According to Beyond Blue, half of all mental health conditions will have initially begun by age 14. Kate wanted to address this by writing a book about a boy grappling with his mental health and the support he receives, especially through the love of a dog and his family.
The book is told in first person and from the opening scene, I was right inside Matt’s mind and body, experiencing the confusion, panic and disconnectedness he was feeling. Kate cleverly weaves the thoughts of an almost 12-year-old boy, into the physical, emotional and mental aspects of depression. The relationship between Matt, his parents and Cliff, the dog nobody else wants, is real and genuine. I am not giving you any spoilers, but there are plenty of moments that readers of all ages will identify with.

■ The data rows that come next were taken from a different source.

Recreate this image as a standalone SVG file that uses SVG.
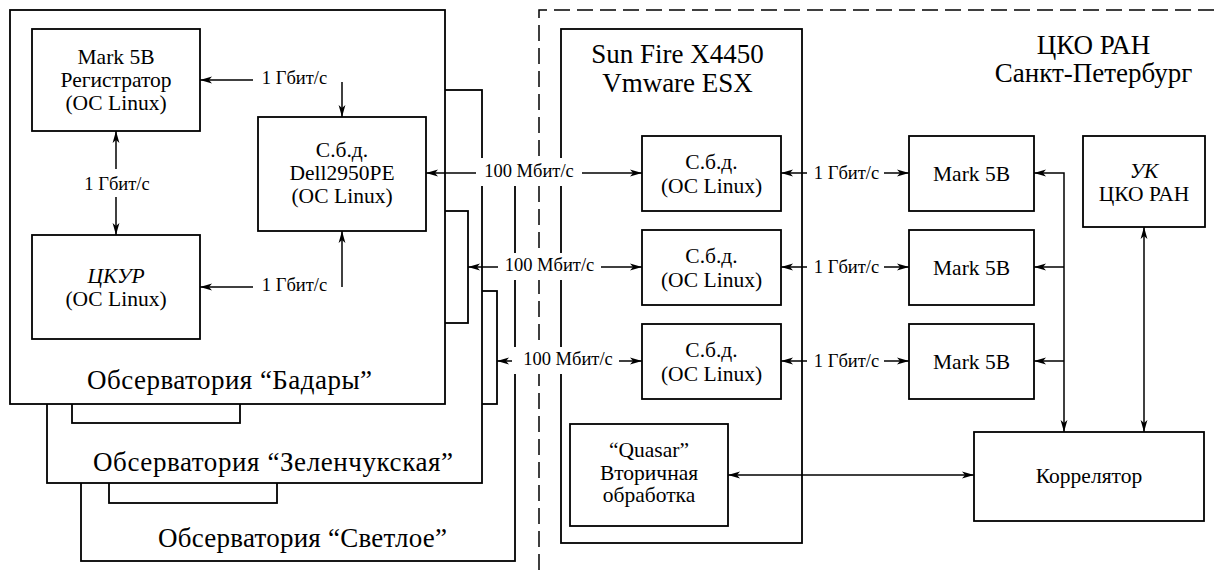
<svg xmlns="http://www.w3.org/2000/svg" width="1215" height="570" viewBox="0 0 1215 570" font-family="'Liberation Serif', 'DejaVu Serif', serif">
<defs>
<style>
.box{fill:#fff;stroke:#000;stroke-width:1.8}
.ln{fill:none;stroke:#000;stroke-width:1.5}
.dash{fill:none;stroke:#000;stroke-width:1.5;stroke-dasharray:16 7}
.bg{fill:#fff;stroke:none}
text{font-family:'Liberation Serif','DejaVu Serif',serif;fill:#000;text-anchor:middle}
.t{font-size:21.5px}
.s{font-size:18.5px}
.h{font-size:27px}
.i{font-style:italic}
</style>
<marker id="ah" viewBox="0 0 12 8" refX="12" refY="4" markerWidth="12" markerHeight="8" orient="auto-start-reverse" markerUnits="userSpaceOnUse">
<path d="M0,0.6 L12,4 L0,7.4 L3,4 z" fill="#000"/>
</marker>
</defs>
<rect width="1215" height="570" fill="#fff"/>

<g id="obs-svetloe">
<rect class="box" x="81" y="170" width="434" height="391"/>
<rect class="box" x="329" y="291" width="168" height="113"/>
<rect class="box" x="109" y="399" width="168" height="104"/>
<text class="h" x="302.5" y="547" textLength="289">Обсерватория “Светлое”</text>
</g>

<g id="obs-zelenchuk">
<rect class="box" x="47" y="90" width="435" height="393"/>
<rect class="box" x="300" y="211" width="168" height="112"/>
<rect class="box" x="72" y="319" width="168" height="104"/>
<text class="h" x="273" y="471" textLength="360">Обсерватория “Зеленчукская”</text>
</g>

<g id="obs-badary">
<rect class="box" x="10" y="10" width="435" height="394"/>
<text class="h" x="229.5" y="389" textLength="285">Обсерватория “Бадары”</text>
</g>
<g id="badary-mark5b">
<rect class="box" x="32" y="29" width="168" height="102"/>
<text class="t" x="116" y="64">Mark 5B</text>
<text class="t" x="116" y="87">Регистратор</text>
<text class="t" x="116" y="110">(ОС Linux)</text>
</g>
<g id="badary-dell">
<rect class="box" x="258" y="117" width="168" height="114"/>
<text class="t" x="342" y="157">С.б.д.</text>
<text class="t" x="342" y="180">Dell2950PE</text>
<text class="t" x="342" y="203">(ОС Linux)</text>
</g>
<g id="badary-ckur">
<rect class="box" x="32" y="235" width="168" height="104"/>
<text class="t i" x="116" y="283">ЦКУР</text>
<text class="t" x="116" y="306">(ОС Linux)</text>
</g>

<g id="boundary">
<path class="dash" d="M539,570 V10 H1215"/>
</g>

<g id="sunfire">
<rect class="box" x="561" y="29" width="241" height="514"/>
<text class="h" x="677.5" y="63">Sun Fire X4450</text>
<text class="h" x="677.5" y="92">Vmware ESX</text>
</g>
<g id="sbd1">
<rect class="box" x="642" y="136" width="139" height="75"/>
<text class="t" x="711.5" y="169">С.б.д.</text>
<text class="t" x="711.5" y="193">(ОС Linux)</text>
</g>
<g id="sbd2">
<rect class="box" x="642" y="230" width="139" height="75"/>
<text class="t" x="711.5" y="263">С.б.д.</text>
<text class="t" x="711.5" y="287">(ОС Linux)</text>
</g>
<g id="sbd3">
<rect class="box" x="642" y="324" width="139" height="75"/>
<text class="t" x="711.5" y="357">С.б.д.</text>
<text class="t" x="711.5" y="381">(ОС Linux)</text>
</g>
<g id="quasar">
<rect class="box" x="570" y="424" width="158" height="102"/>
<text class="t" x="649" y="457">“Quasar”</text>
<text class="t" x="649" y="480">Вторичная</text>
<text class="t" x="649" y="502">обработка</text>
</g>

<g id="cko-title">
<text class="h" x="1093.5" y="54">ЦКО РАН</text>
<text class="h" x="1093.5" y="82">Санкт-Петербург</text>
</g>
<g id="mark5b-1">
<rect class="box" x="909" y="136" width="125" height="75"/>
<text class="t" x="971.5" y="181">Mark 5B</text>
</g>
<g id="mark5b-2">
<rect class="box" x="909" y="230" width="125" height="75"/>
<text class="t" x="971.5" y="275">Mark 5B</text>
</g>
<g id="mark5b-3">
<rect class="box" x="909" y="324" width="125" height="75"/>
<text class="t" x="971.5" y="369">Mark 5B</text>
</g>
<g id="uk">
<rect class="box" x="1083" y="136" width="122" height="91"/>
<text class="t i" x="1144" y="178">УК</text>
<text class="t" x="1144" y="201">ЦКО РАН</text>
</g>
<g id="correlator">
<rect class="box" x="974" y="432" width="230" height="89"/>
<text class="t" x="1089" y="483">Коррелятор</text>
</g>

<g id="connectors">
<line class="ln" x1="253" y1="80" x2="200" y2="80" marker-end="url(#ah)"/>
<line class="ln" x1="342" y1="82" x2="342" y2="117" marker-end="url(#ah)"/>
<line class="ln" x1="253" y1="287" x2="200" y2="287" marker-end="url(#ah)"/>
<line class="ln" x1="342" y1="287" x2="342" y2="231" marker-end="url(#ah)"/>
<line class="ln" x1="116" y1="131" x2="116" y2="235" marker-start="url(#ah)" marker-end="url(#ah)"/>
<rect class="bg" x="80" y="169" width="74" height="28"/>
<text class="s" x="117" y="190">1 Гбит/с</text>
<text class="s" x="294.5" y="84">1 Гбит/с</text>
<text class="s" x="294.5" y="291">1 Гбит/с</text>

<line class="ln" x1="426" y1="173" x2="642" y2="173" marker-start="url(#ah)" marker-end="url(#ah)"/>
<line class="ln" x1="468" y1="267" x2="642" y2="267" marker-start="url(#ah)" marker-end="url(#ah)"/>
<line class="ln" x1="497" y1="361" x2="642" y2="361" marker-start="url(#ah)" marker-end="url(#ah)"/>
<rect class="bg" x="476" y="158" width="106" height="28"/>
<text class="s" x="529" y="177">100 Мбит/с</text>
<rect class="bg" x="498" y="253" width="103" height="27"/>
<text class="s" x="549.5" y="271">100 Мбит/с</text>
<rect class="bg" x="512" y="347" width="107" height="27"/>
<text class="s" x="568" y="365">100 Мбит/с</text>

<line class="ln" x1="781" y1="173" x2="909" y2="173" marker-start="url(#ah)" marker-end="url(#ah)"/>
<line class="ln" x1="781" y1="267" x2="909" y2="267" marker-start="url(#ah)" marker-end="url(#ah)"/>
<line class="ln" x1="781" y1="361" x2="909" y2="361" marker-start="url(#ah)" marker-end="url(#ah)"/>
<rect class="bg" x="807" y="160" width="77" height="26"/>
<text class="s" x="846.5" y="179">1 Гбит/с</text>
<rect class="bg" x="807" y="254" width="77" height="26"/>
<text class="s" x="846.5" y="273">1 Гбит/с</text>
<rect class="bg" x="807" y="348" width="77" height="26"/>
<text class="s" x="846.5" y="367">1 Гбит/с</text>

<path class="ln" d="M1034,173 H1064 V432" marker-start="url(#ah)" marker-end="url(#ah)"/>
<line class="ln" x1="1064" y1="267" x2="1034" y2="267" marker-end="url(#ah)"/>
<line class="ln" x1="1064" y1="361" x2="1034" y2="361" marker-end="url(#ah)"/>
<line class="ln" x1="1144" y1="227" x2="1144" y2="432" marker-start="url(#ah)" marker-end="url(#ah)"/>
<line class="ln" x1="728" y1="475" x2="974" y2="475" marker-start="url(#ah)" marker-end="url(#ah)"/>
</g>
</svg>
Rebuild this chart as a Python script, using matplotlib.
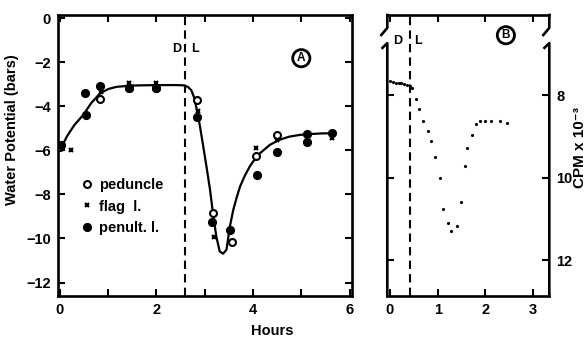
import matplotlib
matplotlib.use('Agg')
import matplotlib.pyplot as plt

plt.rcParams['font.family'] = ['Liberation Sans', 'DejaVu Sans']
plt.rcParams['font.weight'] = 'bold'

# Panel A: water potential (bars) against hours
ped_t = [0.0, 0.83, 1.43, 2.0, 2.83, 3.17, 3.57, 4.07, 4.49]
ped_v = [-5.85, -3.69, -3.15, -3.15, -3.72, -8.86, -10.18, -6.26, -5.31]
flag_t = [0.22, 0.85, 1.43, 2.0, 2.85, 3.19, 4.07, 4.49, 5.64]
flag_v = [-5.99, -3.34, -2.93, -2.93, -4.2, -9.92, -5.91, -5.54, -5.46]
pen_t = [0.02, 0.52, 0.54, 0.83, 1.43, 2.0, 2.83, 3.16, 3.53, 4.09, 4.49, 5.12, 5.12, 5.64]
pen_v = [-5.76, -3.42, -4.40, -3.09, -3.19, -3.19, -4.47, -9.23, -9.6, -7.12, -6.09, -5.26, -5.64, -5.23]

# hand-fitted curve
fit_t = [0, 0.15, 0.3, 0.48, 0.65, 0.83, 1.0, 1.17, 1.5, 2.0, 2.4, 2.55, 2.65, 2.72,
         2.78, 2.83, 2.9, 2.97, 3.04, 3.11, 3.17, 3.24, 3.31, 3.38, 3.45, 3.48, 3.52,
         3.59, 3.66, 3.73, 3.83, 3.93, 4.03, 4.14, 4.35, 4.55, 4.75, 4.97, 5.2, 5.45, 5.65]
fit_v = [-5.99, -5.35, -4.85, -4.40, -3.85, -3.42, -3.22, -3.12, -3.06, -3.04, -3.04,
         -3.05, -3.12, -3.27, -3.6, -4.1, -4.9, -5.84, -6.8, -7.8, -8.86, -9.92, -10.59,
         -10.69, -10.51, -10.06, -9.46, -8.71, -8.15, -7.65, -7.15, -6.74, -6.42, -6.14,
         -5.75, -5.52, -5.38, -5.3, -5.26, -5.23, -5.23]

# Panel B: CPM x 10^-3 against hours
cpm_t = [0.0, 0.06, 0.12, 0.18, 0.24, 0.30, 0.36, 0.42, 0.47, 0.54, 0.61, 0.70, 0.79,
         0.86, 0.94, 1.05, 1.12, 1.21, 1.28, 1.40, 1.48, 1.57, 1.62, 1.72, 1.80, 1.88,
         1.99, 2.11, 2.30, 2.46]
cpm_v = [7.67, 7.68, 7.70, 7.71, 7.72, 7.74, 7.76, 7.79, 7.82, 8.09, 8.34, 8.62, 8.87,
         9.11, 9.51, 10.0, 10.75, 11.11, 11.29, 11.18, 10.59, 9.71, 9.28, 8.97, 8.70,
         8.64, 8.62, 8.63, 8.63, 8.67]

dark_a = 2.59
dark_b = 0.42

fig = plt.figure(figsize=(5.87, 3.37), dpi=100)
axA = fig.add_axes([58/587, 41/337, 294/587, 281/337])
axB = fig.add_axes([387.3/587, 41/337, 162/587, 281/337])

for ax in (axA, axB):
    for s in ax.spines.values():
        s.set_linewidth(1.9)
    ax.tick_params(direction='in', length=5, width=1.5, labelsize=10.5, pad=5,
                   top=True, right=True)

# --- panel A ---
axA.plot(fit_t, fit_v, color='black', lw=1.6, zorder=2)
axA.plot(ped_t, ped_v, 'o', ms=5.0, mfc='white', mec='black', mew=1.5, label='peduncle', zorder=3)
axA.plot(flag_t, flag_v, 'x', ms=3.5, mec='black', mew=1.5, label='flag  l.', zorder=4)
axA.plot(pen_t, pen_v, 'o', ms=5.6, color='black', label='penult. l.', zorder=5)
axA.axvline(dark_a, color='black', ls=(0, (4, 2.5)), lw=1.5)

axA.set_xlim(-0.04, 6.05)
axA.set_ylim(-12.61, 0.14)
axA.set_xticks(range(7))
axA.set_xticklabels(['0', '', '2', '', '4', '', '6'])
axA.set_yticks(range(0, -13, -2))
axA.text(2.42, -1.4, 'D', fontsize=9, ha='center', va='center')
axA.text(2.8, -1.4, 'L', fontsize=9, ha='center', va='center')
axA.text(5.0, -1.82, 'A', fontsize=8.5, ha='center', va='center',
         bbox=dict(boxstyle='circle,pad=0.22', fc='white', ec='black', lw=2.0))
axA.legend(loc='upper left', bbox_to_anchor=(0.06, 0.445), frameon=False,
           handlelength=0.6, handletextpad=0.5, labelspacing=0.5, borderpad=0,
           prop={'size': 10.5, 'weight': 'bold'})

# --- panel B ---
axB.plot(cpm_t, cpm_v, '.', ms=2.5, color='black')
axB.axvline(dark_b, color='black', ls=(0, (4, 2.5)), lw=1.5)
axB.set_xlim(-0.056, 3.34)
axB.set_ylim(12.87, 6.06)
axB.set_xticks([0, 1, 2, 3])
axB.set_yticks([8, 10, 12])
axB.tick_params(axis='y', labelleft=False, labelright=True)
axB.text(0.17, 6.7, 'D', fontsize=9, ha='center', va='center')
axB.text(0.58, 6.7, 'L', fontsize=9, ha='center', va='center')
axB.text(2.43, 6.55, 'B', fontsize=8.5, ha='center', va='center',
         bbox=dict(boxstyle='circle,pad=0.22', fc='white', ec='black', lw=2.0))

# broken side axes on panel B
axB.spines['left'].set_visible(False)
axB.spines['right'].set_visible(False)
for xs in (0, 1):
    axB.plot([xs, xs, xs - 0.037], [1.0, 0.954, 0.929], color='black', lw=1.9,
             transform=axB.transAxes, clip_on=False)
    axB.plot([xs - 0.03, xs, xs], [0.883, 0.900, 0.0], color='black', lw=1.9,
             transform=axB.transAxes, clip_on=False)

fig.text(12/587, 1 - 130/337, 'Water Potential (bars)', rotation=90, fontsize=10.5,
         ha='center', va='center')
fig.text(272/587, 1 - 331/337, 'Hours', fontsize=10.5, ha='center', va='center')
fig.text(580/587, 1 - 148/337, 'CPM x 10\u207b\u00b3', rotation=90, fontsize=11,
         ha='center', va='center')

fig.savefig('out.png', dpi=100)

Kate’s empathy and compassion are displayed in the narrative and the way she maintains a complete focus on Matt and his emotions, while still illustrating how the adults around him are dealing with his very difficult situation. The use of Cliff’s healing process to reflect Matt’s is lovely. Younger readers will enjoy the fact that Kate has centred the book in current times, using social media and digital storytelling as a tool for Matt to step towards healing. There are some laughs, some sadness and plenty of love. As with all good books, there is also a great story with a perfectly-paced narrative, that will take you towards the end with hope in your heart.
I highly recommend this book for all people aged from 10+. There are some difficult issues and emotions, which will open up opportunity for discussion with your children and young people. The very important point that speaking up and asking for help is brave, will be beneficial for anyone who has ever struggled with depression, or any other problem.